Refer to the previous question regarding quarantine guidelines to determine if you need to quarantine at home.

Why did the isolation and quarantine guidance change from 10 days to 5?

Data has shown that people are more infectious during the early part of their illness, so the time a person is expected to remain at home due to exposure or infection was reduced.  These guidelines do not affect healthcare personnel and do not supersede state or local laws or regulations.

How are you reporting COVID-19 data?

To more accurately reflect the data our team is monitoring, we will be publishing PCR and antigen positive cases, along with the number of hospitalized patients, recovered cases, and deaths. As testing becomes more widely available, we want to provide the public with more data since these numbers are widely circulated on social media. These numbers are found on the banner on the top of this website and are posted during the week on our Facebook page.

Why is there a discrepancy in numbers from State to County?

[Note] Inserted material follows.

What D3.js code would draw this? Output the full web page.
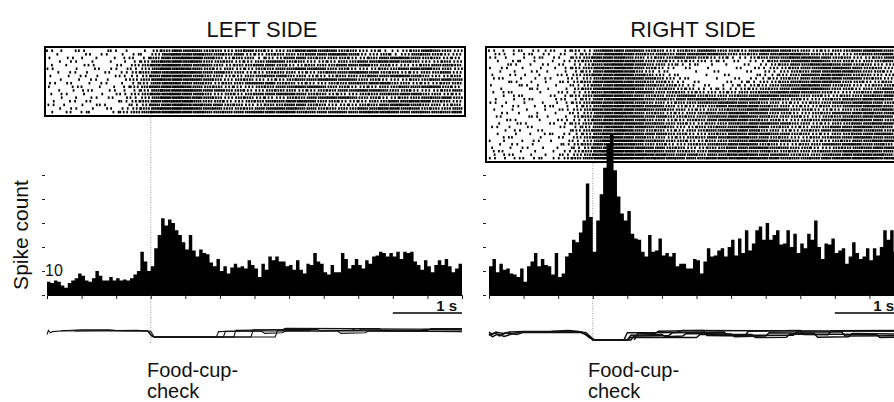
<!DOCTYPE html>
<html>
<head>
<meta charset="utf-8">
<script src="https://cdn.jsdelivr.net/npm/d3@7"></script>
<style>
  body { margin: 0; background: #fff; }
  svg { display: block; }
  text { font-family: "Liberation Sans", Arial, sans-serif; fill: #111; }
</style>
</head>
<body>
<div id="chart"></div>
<script>
// panel titles and labels
var titles = ["LEFT SIDE", "RIGHT SIDE"];
var yLabel = "Spike count";
var eventLabel = ["Food-cup-", "check"];
var scaleLabel = "1 s";

// time axis (s), event at 0, bins of 50 ms
var timeRange = [-1.5, 4.5];
var binWidth = 0.05;
var xTicks = [-1, -0.5, 0, 0.5, 1, 1.5, 2, 2.5, 3, 3.5, 4];
var yTicks = [0, 10, 20, 30, 40, 50];
var yTickLabels = ["", "10", "", "", "", ""];
var scaleBar = [3.5, 4.5];

// PSTH counts per bin
var leftCounts = [
  5.5, 5, 6, 5.5, 4, 3, 5, 6, 7, 9,
  8, 6, 5.5, 7, 10, 8, 6, 6, 7.5, 6,
  7, 6, 6.5, 6, 7, 8.5, 10, 18, 14, 10,
  12, 19.5, 25, 32, 29, 31.5, 30, 27, 25, 22,
  19, 25, 18.5, 16, 19, 17.5, 17, 13.5, 12, 15,
  10, 12, 9, 11.5, 13, 11.5, 12, 11, 14.5, 12.5,
  11, 7.5, 13, 10.5, 16, 14.5, 16, 14, 14, 12,
  12.5, 10.5, 14.5, 10.5, 9, 13, 12.5, 17.5, 14, 13,
  9.5, 8.5, 12.5, 9.5, 9.5, 17.5, 15, 11, 12.5, 15,
  12.5, 11, 14.5, 13, 16, 16.5, 18, 17.5, 16, 17.5,
  16, 18, 15, 18, 17.5, 18, 14, 12.5, 10.5, 14.5,
  12, 9.5, 12.5, 14.5, 12.5, 15, 12, 9.5, 11, 13
];
var rightCounts = [
  12, 15, 9.5, 13, 10.5, 11, 9, 8.5, 7.5, 11,
  5.5, 12, 14, 17.5, 12, 15, 12.5, 12, 8.5, 17.5,
  7.5, 9, 16, 17.5, 23, 22, 26, 31, 46.5, 32.5,
  18, 31, 42, 53, 63, 67, 52, 41, 34, 31,
  35, 25.5, 23.5, 23, 18, 16, 25, 18, 18.5, 23.5,
  16.5, 17.5, 16, 17.5, 12, 13, 13, 11, 11, 15,
  14.5, 9, 14, 19.5, 16, 16.5, 18.5, 19.5, 16, 20,
  23, 16.5, 23.5, 17.5, 27, 18.5, 21.5, 27, 28.5, 23,
  30, 23, 25, 27, 21, 21.5, 27, 20, 25.5, 17.5,
  21.5, 19.5, 25.5, 23, 31, 20, 15, 21.5, 21, 23.5,
  17.5, 18.5, 19.5, 13, 16, 22, 17.5, 15, 16, 19.5,
  14.5, 19.5, 16.5, 20, 27, 23, 27, 18, 20, 16
];

// raster: one string per trial, each digit = spikes in a 150 ms cell
var rasterCell = 0.15;
var leftRaster = [
  "2112012101346554434543346655443322346543",
  "0101120121357665545334444556653342355433",
  "1021101212466775434423355444433456654433",
  "0120101123567664443345544333445566543343",
  "1101201134677655434455433444556443334554",
  "2010112123576654343344556554433344566443",
  "0121011234667765544334443345566544334453",
  "1012101223577654433455544333444556654334",
  "0101210134667665434433345566554433344565",
  "2110120123566554344556443334455664433344",
  "1021011234677654433344556654433344556643",
  "0112102123567765544334443344556654433345",
  "1201011234667654343455665443334455664433",
  "0110211123577665434433344556654433445564",
  "1021101234667754433445566544333445566443",
  "2101120123567665544334455443334456654434",
  "0120111234678765544455665544445566554445",
  "1112102345678765555566665555556666555556"
];
var rightRaster = [
  "2121221232566554434455443565544334456654",
  "1212121123577654545566544455665443345566",
  "2101212134666543445543322345566554433455",
  "1021101234677654433332211224556654434455",
  "0120121123567754432211101123455665544334",
  "1201011234667654321101011123345566554433",
  "0110210123577643210101101112344556654434",
  "1021101234667754321010110122345566544334",
  "2101120123567665432101011223445566554433",
  "0120111234677654432110112233455665443344",
  "1012101123567765443211122334556654433445",
  "0101210134677654443322223344556654434455",
  "1210101223567665444333334455665543344556",
  "0121011234677654445544445566554433445566",
  "1012102123567765545566556655443344556655",
  "2101011234667654434455665544333445566544",
  "0120121123577665543344556654433344556654",
  "1011011234667765544334455665544333445566",
  "0210101123567654433445566554433445566554",
  "1101210134677665544445566554443344556654",
  "0120101223566654433445566544334455665544",
  "1012011234677765544334455665544334455665",
  "2101101123567665543344556654433445566554",
  "0120110134667654433445566544334455665543",
  "1011021223577665544334455665544334455664",
  "0210101134667654433445566554433445566554",
  "1101210123577765544334455665544334455665",
  "0120101234667654433445566544334455665544",
  "1012011123567665544334455665544334455664",
  "2101101234678765554445566554444455665554",
  "1210111234689876655545566655544455666655",
  "2121212345789876665556667766555566677665"
];

// movement traces: [time, level] with 0 = down (food cup), 1 = resting
var leftTraces = [
  [[-1.5,0.4],[-1.48,1.1],[-1.45,0.7],[-1.42,0.9],[-1.3,1],[-0.8,1.05],[-0.05,1],[0.02,0.1],[0.06,0],[0.95,0],[0.98,0.9],[1.3,1],[4.5,1]],
  [[-1.3,1.05],[-1.0,1.2],[-0.6,1.2],[-0.45,1.05],[-0.04,1],[0.04,0],[1.45,0],[1.48,1.2],[2.4,1.3],[2.45,1.05],[3.0,1.1],[3.05,1.35],[4.5,1.3]],
  [[-1.1,1],[-0.2,1.1],[0.0,0.95],[0.05,0],[1.8,0],[1.83,1.05],[2.3,1.1],[2.35,1.4],[3.3,1.4],[3.35,1.0],[3.9,1.0],[3.95,1.3],[4.5,1.2]],
  [[0.05,0],[1.2,0],[1.23,1.1],[1.9,1.2],[1.95,1.45],[2.9,1.4],[2.95,1.15],[4.0,1.1],[4.05,1.4],[4.5,1.4]],
  [[0.05,0],[1.05,0],[1.08,0.95],[1.6,0.95],[1.65,0.6],[1.9,0.7],[1.95,1.0],[2.7,1.0],[2.75,0.6],[3.1,0.7],[3.15,1.0],[4.5,0.9]]
];
var rightTraces = [
  [[-1.5,1],[-1.45,0.7],[-1.4,1],[-1.3,0.8],[-1.2,1],[-1.0,1.05],[-0.6,1.1],[-0.35,1.2],[-0.2,1.05],[-0.08,0.6],[0.0,0],[0.45,0],[0.5,0.9],[1.2,0.95],[1.3,1.2],[2.5,1.15],[4.5,1.1]],
  [[-1.5,0.6],[-1.42,0.9],[-1.35,0.5],[-1.25,0.9],[-1.1,0.7],[-1.0,0.95],[-0.1,0.95],[0.02,0],[0.5,0],[0.55,0.6],[1.0,0.7],[1.05,0.4],[1.3,0.5],[1.35,0.8],[2.0,0.75],[2.05,0.4],[2.5,0.5],[2.55,0.9],[3.2,0.85],[3.25,0.35],[3.7,0.4],[3.75,0.8],[4.5,0.75]],
  [[-1.5,0.8],[-1.45,0.4],[-1.38,0.75],[-1.28,0.45],[-1.15,0.8],[-1.05,1],[-0.5,1],[-0.4,1.1],[-0.15,1],[-0.05,0.3],[0.03,0],[0.55,0],[0.6,0.5],[1.1,0.55],[1.15,0.9],[1.9,1.0],[1.95,0.6],[2.9,0.6],[2.95,1.0],[3.6,1.0],[3.65,0.5],[4.5,0.55]],
  [[0.6,0],[0.65,0.8],[0.9,0.8],[0.95,1.1],[1.6,1.2],[1.65,0.55],[2.2,0.5],[2.25,1.1],[3.0,1.2],[3.05,0.7],[3.4,0.65],[3.45,1.15],[4.5,1.2]],
  [[0.5,0],[0.55,0.35],[1.5,0.3],[1.55,0.7],[2.3,0.7],[2.35,0.3],[2.8,0.35],[2.85,0.75],[4.1,0.7],[4.15,0.3],[4.5,0.35]]
];

var w = 894;
var h = 402;

var svg = d3.select("#chart")
            .append("svg")
            .attr("width", w)
            .attr("height", h);

svg.append("rect")
   .attr("width", w)
   .attr("height", h)
   .attr("fill", "#fff");

// layout of the two panels
var panels = [
  {title: titles[0], titleX: 262, counts: leftCounts, raster: leftRaster, traces: leftTraces,
   x0: 47, x1: 462, boxX0: 45, boxX1: 465, boxTop: 47, boxBottom: 116,
   tickX: 42, traceY: [337, 331], traceW: 1.1, labelX: 147, scaleTextX: 457, showYLabel: true},
  {title: titles[1], titleX: 693, counts: rightCounts, raster: rightRaster, traces: rightTraces,
   x0: 489, x1: 904, boxX0: 486, boxX1: 916, boxTop: 47, boxBottom: 162,
   tickX: 483, traceY: [340, 332], traceW: 1.5, labelX: 588, scaleTextX: 894, showYLabel: false}
];

var baseY = 295;
var y = d3.scaleLinear().domain([0, 50]).range([baseY, baseY - 120]);

panels.forEach(function(p) {
  var x = d3.scaleLinear().domain(timeRange).range([p.x0, p.x1]);
  var g = svg.append("g");

  // title
  g.append("text")
   .attr("x", p.titleX)
   .attr("y", 37)
   .attr("text-anchor", "middle")
   .attr("font-size", "22px")
   .text(p.title);

  // raster ticks, offset a little per row so cells don't line up in columns
  var rows = d3.scaleBand()
               .domain(d3.range(p.raster.length))
               .range([p.boxTop + 2, p.boxBottom - 2]);
  var spikes = [];
  p.raster.forEach(function(row, r) {
    row.split("").forEach(function(ch, c) {
      var n = +ch;
      var t0 = timeRange[0] + c * rasterCell;
      var phase = (r * 0.618 + c * 0.382) % 1;
      for (var k = 0; k < n; k++) {
        spikes.push({row: r, t: t0 + (k + phase) * rasterCell / n});
      }
    });
  });
  g.append("g")
   .selectAll("rect")
   .data(spikes)
   .enter()
   .append("rect")
   .attr("x", function(d) { return x(d.t) - 0.9; })
   .attr("y", function(d) { return rows(d.row) + rows.bandwidth() * 0.12; })
   .attr("width", 1.8)
   .attr("height", rows.bandwidth() * 0.7)
   .attr("fill", "#000");

  // raster frame
  g.append("rect")
   .attr("x", p.boxX0)
   .attr("y", p.boxTop)
   .attr("width", p.boxX1 - p.boxX0)
   .attr("height", p.boxBottom - p.boxTop)
   .attr("fill", "none")
   .attr("stroke", "#000")
   .attr("stroke-width", 2);

  // event line
  g.append("line")
   .attr("x1", x(0)).attr("x2", x(0))
   .attr("y1", p.boxBottom + 1).attr("y2", 343)
   .attr("stroke", "#999")
   .attr("stroke-width", 1)
   .attr("stroke-dasharray", "1,1.5");

  // histogram as a stepped area
  var steps = p.counts.map(function(d, i) { return [timeRange[0] + i * binWidth, d]; });
  steps.push([timeRange[0] + p.counts.length * binWidth, p.counts[p.counts.length - 1]]);
  var area = d3.area()
               .curve(d3.curveStepAfter)
               .x(function(d) { return x(d[0]); })
               .y0(baseY)
               .y1(function(d) { return y(d[1]); });
  g.append("path")
   .datum(steps)
   .attr("d", area)
   .attr("fill", "#000");

  // x axis ticks
  var xAxis = d3.axisBottom(x)
                .tickValues(xTicks)
                .tickSize(4)
                .tickFormat("");
  var xg = g.append("g")
            .attr("transform", "translate(0," + baseY + ")")
            .call(xAxis);
  xg.select(".domain").attr("stroke", "#000");
  xg.selectAll(".tick line").attr("stroke", "#222");

  // y axis ticks (no line)
  var yAxis = d3.axisLeft(y)
                .tickValues(yTicks)
                .tickSize(3)
                .tickFormat(function(d, i) { return p.showYLabel ? yTickLabels[i] : ""; });
  var yg = g.append("g")
            .attr("transform", "translate(" + (p.tickX + 3) + ",0)")
            .call(yAxis);
  yg.select(".domain").remove();
  yg.selectAll(".tick line").attr("stroke", "#222");
  yg.selectAll(".tick text")
    .attr("x", 0)
    .attr("dy", "0.25em")
    .attr("text-anchor", "start")
    .attr("font-size", "16px")
    .attr("font-family", "Liberation Sans, Arial, sans-serif")
    .attr("fill", "#111");

  // 1 s scale bar
  g.append("line")
   .attr("x1", x(scaleBar[0])).attr("x2", x(scaleBar[1]))
   .attr("y1", 313).attr("y2", 313)
   .attr("stroke", "#000")
   .attr("stroke-width", 1.6);
  g.append("text")
   .attr("x", p.scaleTextX)
   .attr("y", 311)
   .attr("text-anchor", "end")
   .attr("font-family", "Liberation Serif, Times New Roman, serif")
   .attr("font-weight", "bold")
   .attr("font-size", "15px")
   .text(scaleLabel);

  // movement traces
  var ty = d3.scaleLinear().domain([0, 1]).range(p.traceY);
  var line = d3.line()
               .x(function(d) { return x(d[0]); })
               .y(function(d) { return ty(d[1]); });
  g.append("g")
   .selectAll("path")
   .data(p.traces)
   .enter()
   .append("path")
   .attr("d", line)
   .attr("fill", "none")
   .attr("stroke", "#111")
   .attr("stroke-width", p.traceW);

  // event label
  g.append("text")
   .attr("x", p.labelX)
   .attr("y", 377)
   .attr("font-size", "20px")
   .text(eventLabel[0]);
  g.append("text")
   .attr("x", p.labelX)
   .attr("y", 398)
   .attr("font-size", "20px")
   .text(eventLabel[1]);
});

// y axis title
svg.append("text")
   .attr("transform", "translate(28,235) rotate(-90)")
   .attr("text-anchor", "middle")
   .attr("font-size", "21px")
   .text(yLabel);
</script>
</body>
</html>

In an effort to publish the most up to date information on local numbers, the Black Hawk County Department of Health reports COVID-19 cases as they become available. The Black Hawk County Department of Health reported cases include positive PCR tests, positive antigen tests, and symptomatic close contacts of cases. As a result, the county’s data may differ from the state’s reported cases.

Some Important Definitions:

  • PCR test: A positive PCR test indicates an ongoing infection. This test has to be processed in a lab and takes about 1-2 days for the results to come back. It is considered the "gold standard" for COVID-19 testing.
  • Antigen test: An antigen test is sometimes called a "rapid test." It also identifies active infection and is found in some home test kits.
  • Symptomatic close contact: A person that is exhibiting symptoms of COVID-19 and is a close contact to a person that tested positive for COVID-19. Close contacts are identified by the health department through case investigations.